Garry Kasparov visiting European Capital of Culture
Political change is at the gates of Russia and President Vladimir Putin will not stay in office for the next six years, one of the leaders of the country's opposition, chess master Garry Kasparov, believes. The regime is not tough enough to prevent the changes over the coming two or three years, he said in Maribor on Monday.
Kasparov, who visited the 2012 European Capital of Culture to sign a letter of intent to establish a chess academy in Maribor, stressed that discontent over political, economic and social situation in the country was growing, as people are starting to realise that the important question is what direction the regime will take after Putin.
"The algorithm of political thought in Russia must change. Instead of expecting a new hero, tsar, dictator to save the country, the belief in strong institutions must grow... More and more people in Russia believe that strong presidency doesn't not help the country but is rather a curse."
Commenting on the dynamics of the process of change, Kasparov stressed that it could slow down or speed up. However, he believes that "the next two to three years will be a very important period in modern Russian politics, because the country will undergo change that may take it into any direction."
"Hopefully, the country will survive and be reborn as a democratic republic," the chess master stressed.
He believes that, while it may not seem so from abroad, the opposition is doing well. Kasparov added that the opposition must remain committed to non-violent resistance.
Comparing politics to chess, he stressed that chess had rules that cannot be violated, while "there are certain rules in the world of politics and economy, but governments can play their own games".
Kasparov noted that in chess "the first step to success is to be very objective in evaluating the position".
"I think that no solution can be found unless political and business leaders as well as the general public are willing to look into the harsh reality and recognise the depths of the problem... Problems cannot be cured by simple mundane measures," he added.

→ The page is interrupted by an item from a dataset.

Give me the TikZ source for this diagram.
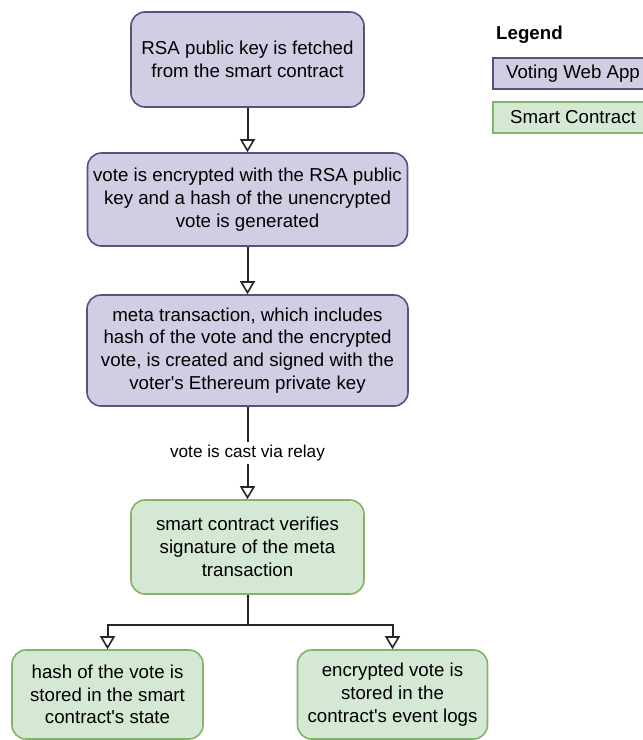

Coming to Maribor as a guest of the European Culture Capital, Kasparov attended the closing event of the World Youth Chess Championships in Maribor on Sunday, and signed the letter of intent today. According to him, the academy will have an important role in the development of European chess.
The academy, which is to open officially in January, will work as other Kasparov's academies in the US and Africa, being operated remotely with the master visiting Maribor for a fortnight once per year.